Nagel stepped back into the spotlight for “Seaside Love”, the first All Night Radio song to receive airplay on Radio 5 and to become a minor hit. As was the case back in 1986, the live rendition of this very slight song made it sound far better than it did on vinyl.  From here on in, anyway, and with Nagel remaining on stage, the tempo increased and the band started rocking. “Prisoners of Rock and Roll”, a cliché if I've ever heard one, really kicked out the jams. When Louw just had to shout in tune, as with “Prisoners of Rock and Roll,” the performance gained power.

At the end of the main set the band left the stage and was then rather artificially called back for another couple of tunes. Mark Haze, South African Idols winner of a couple years back, and who had performed in a De Waal Park concert late last year, came on stage and sang on “Pink Cadillac” and “Working on the Highway,” two Bruce Springsteen songs that had been staples of the All Night Radio set.  Both are hugely enjoyable songs and were performed with the relish and gusto they deserve.

When I first heard All Night Radio play “Pink Cadillac” I did not know that it was a Springsteen composition and I was mightily impressed with Louw's song writing ability if he could come up with this kind of roots rocker.  Sadly, these tunes really just show up Louw's po faced songs that are often serious yet lack the verve and brio of the Springsteen lyrics and music. 

The final song of the day was a rendition of “John the Revelator” and once again it was a veritable highlight of storming blues based rock. When Steve Louw does not try to sing sensitively and with deep meaning, and basically just shouts out the words, he does have more of a presence and more power as presenter of the tune. There is a fervour and power that is lacking in the songs that are supposedly more tuneful because Louw has a colourless voice that can carry a tune but does not convey emotion.
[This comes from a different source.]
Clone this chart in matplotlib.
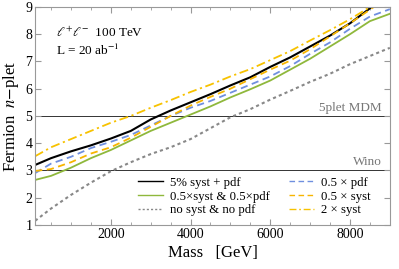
import numpy as np
import matplotlib.pyplot as plt
from matplotlib.ticker import MultipleLocator

plt.rcParams['font.family'] = ['Liberation Serif', 'DejaVu Serif']
plt.rcParams['mathtext.fontset'] = 'stix'

# mass grid [GeV]
mass = [100, 500, 1000, 1500, 2000, 2500, 3000, 3500, 4000, 4500,
        5000, 5500, 6000, 6500, 7000, 7500, 8000, 8500, 9000]

# reach in n for each scenario
nominal = [3.2, 3.45, 3.7, 3.92, 4.17, 4.45, 4.87, 5.2, 5.5, 5.8,
           6.12, 6.42, 6.8, 7.15, 7.55, 7.95, 8.4, 8.95, 9.5]
half_both = [2.65, 2.8, 3.1, 3.45, 3.75, 4.1, 4.45, 4.75, 5.05, 5.35,
             5.68, 5.98, 6.3, 6.7, 7.1, 7.55, 8.0, 8.48, 8.75]
no_syst = [1.15, 1.6, 2.1, 2.55, 2.97, 3.3, 3.6, 3.85, 4.15, 4.55,
           4.95, 5.25, 5.6, 5.92, 6.25, 6.55, 6.9, 7.2, 7.5]
half_pdf = [2.9, 3.25, 3.5, 3.82, 4.05, 4.3, 4.65, 5.0, 5.3, 5.55,
            5.85, 6.15, 6.45, 6.83, 7.28, 7.7, 8.2, 8.65, 8.92]
half_syst = [2.98, 3.05, 3.3, 3.62, 3.85, 4.2, 4.6, 5.0, 5.38, 5.7,
             6.0, 6.35, 6.7, 7.03, 7.45, 7.92, 8.4, 8.9, 9.4]
double_syst = [3.52, 3.85, 4.15, 4.45, 4.75, 5.0, 5.3, 5.58, 5.88, 6.15,
               6.45, 6.72, 7.05, 7.38, 7.77, 8.15, 8.55, 9.0, 9.45]

fig = plt.figure(figsize=(3.99, 2.69), dpi=100)
ax = fig.add_axes([0.088, 0.164, 0.889, 0.81])

ax.axhline(5, color='#333333', lw=0.7, zorder=1)
ax.axhline(3, color='#333333', lw=0.7, zorder=1)

ax.plot(mass, nominal, color='black', lw=1.5, label='5% syst + pdf')
ax.plot(mass, half_both, color='#8fb83c', lw=1.3, label='0.5×syst & 0.5×pdf')
ax.plot(mass, no_syst, color='#888888', lw=1.5, ls=(0, (1.5, 1.5)), label='no syst & no pdf')
ax.plot(mass, half_pdf, color='#6f8fdf', lw=1.3, ls=(0, (4, 2.5)), label='0.5 × pdf')
ax.plot(mass, half_syst, color='#f7b500', lw=1.3, ls=(0, (4, 2.5)), label='0.5 × syst')
ax.plot(mass, double_syst, color='#f7c200', lw=1.3, ls=(0, (5, 2, 1.2, 2)), label='2 × syst')

ax.text(8800, 5.08, '5plet MDM', ha='right', va='bottom', color='#777777', fontsize=9.5)
ax.text(8800, 3.08, 'Wino', ha='right', va='bottom', color='#777777', fontsize=9.5)
ax.text(630, 8.05, r'$\ell^{+}\ell^{-}$  100 TeV', fontsize=9.5, va='center')
ax.text(630, 7.42, r'L = 20 ab$^{-1}$', fontsize=9.5, va='center')

ax.set_xlim(100, 9000)
ax.set_ylim(1, 9)
ax.xaxis.set_major_locator(MultipleLocator(2000))
ax.xaxis.set_minor_locator(MultipleLocator(500))
ax.yaxis.set_major_locator(MultipleLocator(1))
ax.tick_params(which='both', direction='in', top=True, right=True,
               color='#999999', labelsize=10, pad=2)
ax.tick_params(which='major', length=4)
ax.tick_params(which='minor', length=2)
for s in ax.spines.values():
    s.set_color('#999999')
    s.set_linewidth(0.8)

ax.set_xlabel('Mass   [GeV]', fontsize=12, labelpad=3)
ax.set_ylabel(r'Fermion  $n$$-$plet', fontsize=12, labelpad=3)

leg = ax.legend(loc='upper left', ncol=2, frameon=False, fontsize=9.2,
                handlelength=1.95, handletextpad=0.55, columnspacing=1.5,
                labelspacing=0.13, borderpad=0.0, borderaxespad=0.0,
                bbox_to_anchor=(0.29, 0.22))
for line in leg.get_lines():
    line.set_linewidth(1.0)

fig.savefig('out.png', dpi=100)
One could buy Big Sky CDs at the concert.  Neither memories or today's performance induced me to buy more product.  Kudos to Steve Louw for his rock vision and the ambition and drive to realise it. As is the case with Valiant Swart, Louw's career in rock proves the point that one does not need brilliance or specifically great talent to achieve one's goals. One simply needs to do the work, to grind out the necessary moves and to make it happen rather than dreaming about making it happen.

All Night Radio was probably more of a band than a project Louw could control and therefore not the most useful vehicle for his idea of success.  With Big Sky he could call all the shots and could direct the music and the band the way he saw the vision realised. The vision encompassed high production values for his recorded songs and unfortunately this high standard of studio professionalism and audio perfection also killed the spirit of the songs and the performances. Technical ability does not signify or guarantee passion.  High production values and tastefulness signifies a higher degree of achievement to some people. Sophistication has its place, but give me primitive passion and exuberance every time. Primitivism does not equate to “bad” in the same way that technical ability does not equate to “viscerally exciting.”

Steve Louw is a journeyman, a craftsman. He writes workmanlike songs and performs them in a workmanlike fashion. There is no spark of genius here. Just hard graft and attention to detail. I guess that means success in music. It just does not mean that I can have an emotional bond with his music.